Ace links to the ludicrous idea by a couple of academics that children's books with human-like animals as the heroes are sending a dangerous, racist message to children.
Most animals portrayed in children’s books, songs and on clothing send a bad message, according to academics Nora Timmerman and Julia Ostertag: That animals only exist for human use, that humans are better than animals, that animals don’t have their own stories to tell, that it’s fine to “demean” them by cooing over their cuteness. Perhaps worst of all, they say, animals are anthropomorphized to reinforce “socially dominant norms” like nuclear families and gender stereotypes.

Most animals portrayed in children’s books, songs and on clothing send a bad message, according to academics Nora Timmerman and Julia Ostertag: That animals only exist for human use, that humans are better than animals, that animals don’t have their own stories to tell, that it’s fine to “demean” them by cooing over their cuteness. Perhaps worst of all, they say, animals are anthropomorphized to reinforce “socially dominant norms” like nuclear families and gender stereotypes.
One of the authors of the story, Timmerman, prefers that little children are exposed to the real animals and the lessons that we could learn from them.
Authors are often trying to convey good social values in children’s books with animal characters, whether it be acceptance or generosity or inclusivity. But Ms. Timmerman wishes these authors would acknowledge that “animals themselves may have lessons to teach us.” For example, bees buzzing around a hive or ants in an ant farm can teach the importance of community and teamwork without having to be anthropomorphized, she said.

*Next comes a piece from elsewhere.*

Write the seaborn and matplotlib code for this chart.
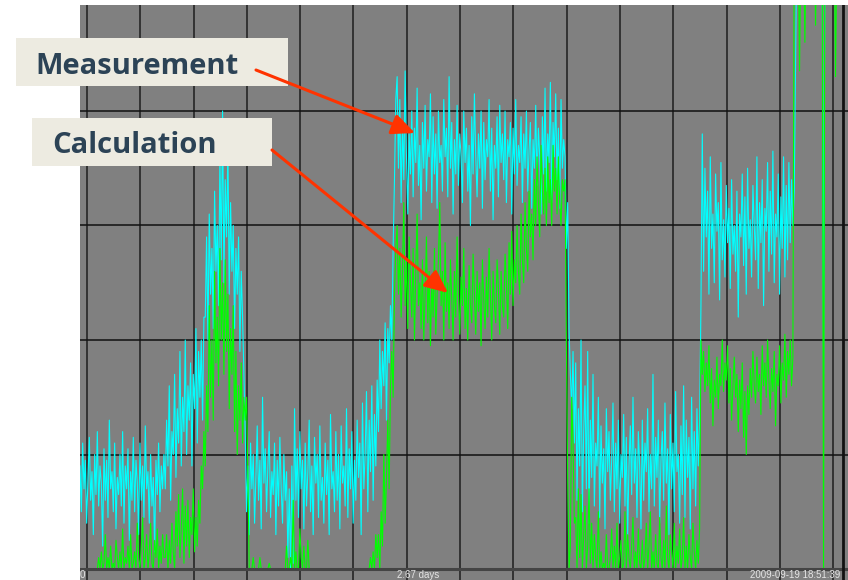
import numpy as np
import pandas as pd
import seaborn as sns
import matplotlib.pyplot as plt
from matplotlib.patches import Rectangle, FancyArrowPatch

# sample interval of the recorded trend (hours)
STEP_H = 0.25

# measured signal (cyan), one value per sample
measurement = (
    # 0 - 16 h
    [0.9, 0.5, 1.1, 0.7, 0.95, 0.4, 0.8, 1.15, 0.6, 0.85,
     0.3, 1.0, 0.65, 1.2, 0.55, 0.9, 0.75, 0.2, 1.05, 0.6,
     0.95, 0.45, 1.3, 0.7, 0.85, 0.5, 1.1, 0.35, 0.8, 0.65,
     1.0, 0.55, 1.2, 0.4, 0.9, 0.7, 1.05, 0.25, 0.85, 0.6,
     1.15, 0.5, 0.95, 0.75, 0.3, 1.1, 0.6, 0.9, 0.45, 1.25,
     0.7, 0.85, 0.4, 1.0, 0.55, 0.8, 0.15, 0.95, 0.65, 1.1,
     0.5, 0.9, 0.7, 1.0]
    # 16 - 23.5 h
    + [0.7, 1.3, 0.9, 1.6, 0.6, 1.2, 1.0, 1.7, 0.8, 1.4,
       1.1, 1.9, 0.9, 1.5, 1.2, 2.0, 1.0, 1.6, 1.3, 1.8,
       0.9, 1.7, 1.4, 2.1, 1.1, 1.9, 1.5, 2.0, 1.3, 2.2]
    # 23.5 - 31 h
    + [2.2, 2.9, 2.0, 3.1, 2.4, 2.8, 2.1, 3.3, 2.6, 3.0,
       2.3, 3.6, 2.7, 4.0, 2.5, 3.4, 2.9, 3.7, 2.4, 3.2,
       2.6, 3.0, 2.1, 2.8, 2.4, 2.9, 1.9, 2.6, 2.2, 1.7]
    # 31 - 56 h
    + [1.2, 0.5, 0.9, 0.3, 1.1, 0.7, 1.0, 0.4, 0.8, 1.25,
       0.6, 0.95, 0.35, 1.5, 0.75, 1.05, 0.5, 0.9, 1.2, 0.45,
       0.85, 0.65, 1.1, 0.3, 0.95, 0.55, 1.15, 0.7, 0.4, 1.0,
       0.6, 0.85, 0.1, 0.7, 0.0, 0.9, 0.05, 1.4, 0.6, 1.05,
       0.45, 1.2, 0.7, 0.95, 0.35, 1.1, 0.55, 0.85, 1.3, 0.5,
       0.9, 0.3, 1.15, 0.75, 1.0, 0.45, 1.25, 0.6, 0.8, 0.4,
       1.1, 0.65, 0.95, 0.3, 1.35, 0.7, 0.85, 0.5, 1.2, 0.6,
       1.0, 0.35, 1.25, 0.75, 0.9, 0.55, 1.4, 0.45, 1.05, 0.7,
       1.2, 0.4, 0.95, 0.6, 1.3, 0.8, 1.1, 0.3, 1.45, 0.7,
       1.0, 1.55, 0.5, 1.3, 0.85, 1.6, 0.6, 1.35, 0.9, 1.65]
    # 56 - 59.5 h
    + [1.2, 2.0, 1.4, 1.9, 1.6, 2.15, 1.3, 2.1, 1.8, 2.3,
       2.0, 2.8, 3.4, 4.1]
    # 59.5 - 91 h
    + [4.3, 3.5, 4.1, 3.2, 3.9, 3.4, 4.35, 3.6, 3.1, 3.8,
       3.45, 4.0, 3.25, 3.85, 3.55, 4.2, 3.35, 3.7, 3.05, 3.9,
       3.5, 4.05, 3.3, 3.75, 3.6, 4.15, 3.2, 3.95, 3.45, 3.8,
       3.15, 4.0, 3.55, 3.7, 3.3, 4.1, 3.6, 3.85, 3.25, 4.3,
       3.5, 3.9, 3.1, 3.75, 3.45, 4.05, 3.35, 3.8, 3.6, 3.2,
       4.0, 3.55, 3.85, 3.3, 3.7, 3.0, 3.95, 3.45, 4.15, 3.6,
       3.25, 3.8, 3.5, 4.0, 3.15, 3.9, 3.4, 3.75, 3.6, 4.1,
       3.3, 3.85, 3.05, 3.7, 3.5, 3.95, 3.25, 4.05, 3.55, 3.8,
       3.4, 4.0, 3.2, 3.75, 3.6, 3.9, 3.1, 3.85, 3.45, 4.1,
       3.35, 3.7, 3.55, 3.95, 3.2, 3.8, 3.5, 4.0, 3.3, 3.65,
       3.9, 3.15, 3.75, 3.5, 4.05, 3.35, 3.85, 3.6, 3.1, 3.95,
       3.45, 4.2, 3.3, 3.8, 3.55, 4.25, 3.2, 3.9, 3.6, 4.15,
       3.4, 3.85, 3.15, 4.1, 3.5, 3.75]
    # 91 - 93 h
    + [3.6, 2.8, 3.2, 2.1, 1.7, 1.4, 1.9, 1.1]
    # 93 - 116.5 h
    + [1.8, 0.6, 1.4, 0.9, 2.0, 0.5, 1.2, 1.6, 0.7, 1.9,
       0.4, 1.3, 0.8, 1.7, 0.55, 1.1, 0.9, 1.5, 0.45, 1.25,
       0.75, 1.05, 0.35, 1.4, 0.85, 1.2, 0.6, 0.95, 1.45, 0.5,
       1.1, 0.7, 1.3, 0.4, 1.0, 0.8, 1.35, 0.55, 1.15, 0.3,
       0.9, 1.25, 0.65, 1.5, 0.75, 1.05, 0.45, 1.2, 0.9, 0.35,
       1.3, 0.6, 1.1, 0.85, 1.4, 0.5, 1.0, 0.7, 1.7, 0.55,
       1.15, 0.8, 1.3, 0.4, 0.95, 1.2, 0.6, 1.45, 0.75, 1.05,
       0.3, 1.35, 0.7, 1.1, 0.5, 1.55, 0.85, 1.0, 0.4, 1.25,
       0.65, 1.6, 0.45, 1.3, 0.8, 1.15, 0.35, 1.5, 0.7, 1.2,
       0.55, 1.4, 0.9, 1.3]
    # 116.5 - 134 h
    + [2.3, 3.8, 2.6, 3.5, 2.9, 3.3, 2.4, 3.6, 2.8, 3.1,
       2.5, 3.45, 2.95, 3.2, 2.35, 3.55, 2.7, 3.05, 2.55, 3.35,
       2.85, 3.15, 2.45, 3.4, 2.75, 3.0, 2.6, 3.3, 2.2, 3.1,
       2.9, 3.45, 2.65, 3.25, 2.4, 3.5, 2.8, 3.05, 2.55, 3.35,
       3.0, 2.7, 3.6, 2.45, 3.2, 2.85, 3.4, 2.3, 3.15, 2.95,
       3.55, 2.6, 3.3, 2.75, 3.65, 2.5, 3.1, 2.9, 3.45, 2.4,
       3.25, 2.8, 3.6, 2.55, 3.35, 2.7, 3.55, 2.85, 3.4, 3.0]
    # 134 h - end (off scale)
    + [3.3, 4.4] + [5.5] * 20 + [1.7] + [5.5] * 15
)

# calculated signal (green)
calculation = (
    [0, 0, 0, 0, 0, 0, 0, 0, 0, 0,
     0, 0, 0, 0, 0.1, 0, 0.15, 0, 0.05, 0.3,
     0, 0.1, 0, 0.2, 0, 0.05, 0, 0.25, 0.1, 0,
     0.15, 0, 0.35, 0, 0.1, 0.05, 0.2, 0, 0.3, 0,
     0.05, 0.15, 0, 0.4, 0.1, 0, 0.2, 0.45, 0, 0.1,
     0.3, 0, 0.15, 0.4, 0.05, 0, 0.25, 0.1, 0.35, 0,
     0.2, 0.05, 0.3, 0.1]
    + [0.1, 0.3, 0, 0.25, 0.05, 0.4, 0.15, 0, 0.5, 0.2,
       0.65, 0.1, 0.35, 0.7, 0.05, 0.55, 0.2, 0.6, 0.1, 0.45,
       0.3, 0.7, 0.15, 0.45, 0.2, 0.6, 0.4, 0.9, 0.7, 1.2]
    + [0.9, 1.6, 1.2, 2.3, 1.5, 2.0, 1.3, 2.6, 1.8, 2.2,
       1.6, 2.8, 2.0, 2.5, 1.7, 2.7, 1.9, 2.4, 1.4, 2.1,
       1.7, 2.3, 1.2, 1.9, 1.0, 1.6, 1.3, 1.8, 1.1, 1.5]
    + [1.3, 1.5, 0.8, 0, 0, 0, 0.1, 0, 0, 0,
       0, 0.1, 0, 0, 0, 0, 0, 0, 0.05, 0,
       0, 0, 0, 0, 0, 0, 0, 0, 0, 0,
       0, 0.2, 0, 0, 0.1, 0, 0.6, 0, 0.15, 0,
       0, 0.35, 0.1, 0, 0.2, 0, 0, 0.25, 0, 0]
    + [0] * 40
    + [0, 0, 0, 0, 0.1, 0, 0.15, 0, 0.3, 0.1]
    + [0.3, 0, 0.5, 0.2, 1.0, 0.4, 0.8, 1.3, 0.7, 1.6,
       1.9, 1.5, 2.4, 2.8]
    + [3.0, 2.4, 2.8, 2.2, 2.6, 3.2, 2.3, 2.7, 2.1, 2.9,
       2.5, 2.2, 2.8, 2.0, 2.6, 3.1, 2.3, 2.5, 2.1, 2.7,
       2.0, 2.4, 2.9, 2.15, 2.6, 1.95, 2.5, 2.2, 2.8, 2.05,
       2.4, 2.7, 3.2, 2.3, 2.6, 2.0, 2.85, 2.25, 2.5, 2.1,
       2.7, 2.35, 2.0, 2.6, 2.2, 2.9, 2.4, 2.05, 2.55, 2.3,
       2.8, 2.1, 2.45, 2.0, 2.65, 2.3, 2.15, 2.75, 2.4, 2.05,
       2.6, 2.25, 2.5, 1.95, 2.7, 2.35, 2.1, 2.55, 2.2, 2.8,
       2.4, 2.0, 2.6, 2.3, 2.15, 2.7, 2.45, 2.05, 2.6, 2.3,
       2.2, 2.75, 2.5, 2.1, 2.85, 2.4, 2.95, 2.3, 2.7, 2.5,
       3.0, 2.6, 2.4, 3.1, 2.7, 2.5, 3.2, 2.8, 2.6, 3.3,
       2.9, 3.1, 2.7, 3.4, 3.0, 3.6, 3.2, 2.9, 3.7, 3.3,
       3.1, 3.5, 3.0, 3.6, 3.2, 3.4, 3.0, 3.7, 3.3, 3.5,
       3.1, 3.6, 3.2, 3.0, 3.4, 3.3]
    + [3.4, 2.0, 0.8, 0.0, 0.2, 1.5, 1.1, 0.4]
    + [0.45, 0, 0.7, 0.1, 0.65, 0, 0.3, 0.55, 0, 0.2,
       0.7, 0.05, 0.4, 0, 0.3, 0.1, 0, 0.5, 0, 0.15,
       0, 0.05, 0, 0.3, 0, 0, 0.1, 0.35, 0, 0.2,
       0, 0.4, 0, 0.1, 0.25, 0, 0.05, 0.5, 0, 0.3,
       0.1, 0, 0.2, 0.45, 0, 0.15, 0, 0.35, 0.05, 0,
       0.25, 0, 0.1, 0.4, 0, 0.2, 0.5, 0, 0.15, 0,
       0.3, 0.05, 0, 0.45, 0.1, 0, 0.25, 0, 0.55, 0.1,
       0, 0.3, 0.15, 0, 0.4, 0, 0.2, 0.05, 0.35, 0,
       0.1, 0.45, 0, 0.2, 0, 0.3, 0.1, 0, 0.4, 0.15,
       0, 0.25, 0.05, 0.35]
    + [2.0, 1.7, 1.9, 1.55, 1.8, 1.6, 1.95, 1.45, 1.75, 1.25,
       1.65, 1.5, 1.85, 1.4, 1.7, 1.6, 2.0, 1.55, 1.8, 1.65,
       1.95, 1.45, 1.75, 1.3, 1.6, 1.85, 1.5, 1.7, 1.2, 1.65,
       1.4, 1.8, 1.15, 1.55, 1.0, 1.6, 1.35, 1.75, 1.5, 1.9,
       1.6, 1.45, 1.85, 1.55, 1.7, 1.35, 1.95, 1.6, 1.8, 1.5,
       2.0, 1.65, 1.4, 1.75, 1.55, 1.9, 1.25, 1.7, 1.6, 1.95,
       1.45, 1.8, 1.65, 2.05, 1.5, 1.9, 1.7, 2.0, 1.6, 1.85]
    + [5.5, 5.5, 5.5, 5.5, 4.35, 5.5, 5.5, 5.5, 4.6, 5.5,
       5.5, 5.5, 5.5, 5.5, 5.5, 5.5, 4.75, 5.5, 5.5, 5.5,
       5.5, 5.5, 0.0, 5.5, 5.5, 5.5, 5.5, 5.5, 5.5, 5.5,
       5.5, 4.3, 5.5, 5.5, 5.5, 5.5, 5.5, 5.5]
)

assert len(measurement) == len(calculation) == 574, (len(measurement), len(calculation))

tick_labels = ["0", "2.67 days", "2009-09-19 18:51:39"]
tick_hours = [0, 63.4, 142.6]

df = pd.DataFrame({
    "hours": np.arange(len(measurement)) * STEP_H,
    "measurement": measurement,
    "calculation": calculation,
})

W, H = 848, 580
fig = plt.figure(figsize=(W / 100, H / 100), dpi=100)
ax = fig.add_axes([80 / W, 0, 768 / W, 575 / H])
ax.set_facecolor("#808080")

# pixel scale of the original trend window
px_per_h = 5.33
px_per_unit = 114.5
ax.set_xlim(0, 768 / px_per_h)
ax.set_ylim(-11 / px_per_unit, 564 / px_per_unit)

# grid
for k in range(15):
    ax.axvline(1.31 + 10 * k, color="#1e1e1e", lw=1.1, zorder=0.5)
for v in [1, 2, 3, 4]:
    ax.axhline(v, color="#111111", lw=1.1, zorder=0.5)

sns.lineplot(data=df, x="hours", y="measurement", color="#00FFFF", lw=0.8,
             estimator=None, ax=ax, zorder=2)
sns.lineplot(data=df, x="hours", y="calculation", color="#00FF00", lw=0.8,
             estimator=None, ax=ax, zorder=3)

ax.axhline(0, color="#444444", lw=2.2, zorder=4)
ax.axvline(763 / px_per_h, color="#111111", lw=2.0, zorder=4)

for s in ax.spines.values():
    s.set_visible(False)
ax.set_xticks([])
ax.set_yticks([])
ax.set_xlabel("")
ax.set_ylabel("")

aligns = ["left", "center", "right"]
for h, lab, ha in zip(tick_hours, tick_labels, aligns):
    ax.text(h, -6 / px_per_unit, lab, ha=ha, va="center", fontsize=7,
            color="#e4e4e4", family="Liberation Sans", zorder=5)

# annotation boxes
box_color = "#EDEBE1"
text_color = "#2C4356"
fig.patches.append(Rectangle((16 / W, 1 - 86 / H), 272 / W, 48 / H,
                             transform=fig.transFigure, facecolor=box_color,
                             edgecolor="none", zorder=5))
fig.patches.append(Rectangle((32 / W, 1 - 166 / H), 240 / W, 48 / H,
                             transform=fig.transFigure, facecolor=box_color,
                             edgecolor="none", zorder=5))
fig.text(35 / W, 1 - 74 / H, "Measurement", fontsize=21, fontweight="bold",
         color=text_color, family="Open Sans", va="baseline", zorder=6)
fig.text(52 / W, 1 - 153 / H, "Calculation", fontsize=21, fontweight="bold",
         color=text_color, family="Open Sans", va="baseline", zorder=6)

# red arrows
for (x0, y0), (x1, y1) in [((256, 70), (415, 133)), ((272, 150), (448, 293))]:
    arr = FancyArrowPatch((x0 / W, 1 - y0 / H), (x1 / W, 1 - y1 / H),
                          transform=fig.transFigure,
                          arrowstyle="-|>,head_length=1.0,head_width=0.45",
                          mutation_scale=14, lw=2.2, color="#FF3300",
                          shrinkA=0, shrinkB=0, zorder=7)
    fig.add_artist(arr)

plt.savefig("out.png", dpi=100)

Ah, I guess we should be exposing the toddlers to lots of those lessons about animals killing and devouring other animals. That's just the sort of realism that such fuzzy-headed thinking seems to forget about. Just because a creature isn't human, doesn't mean that it's all sweet and good. Rather like the lesson that just because a culture is non-Western doesn't mean it's all hunky dory in how it treats women or those weaker than the culture's leaders.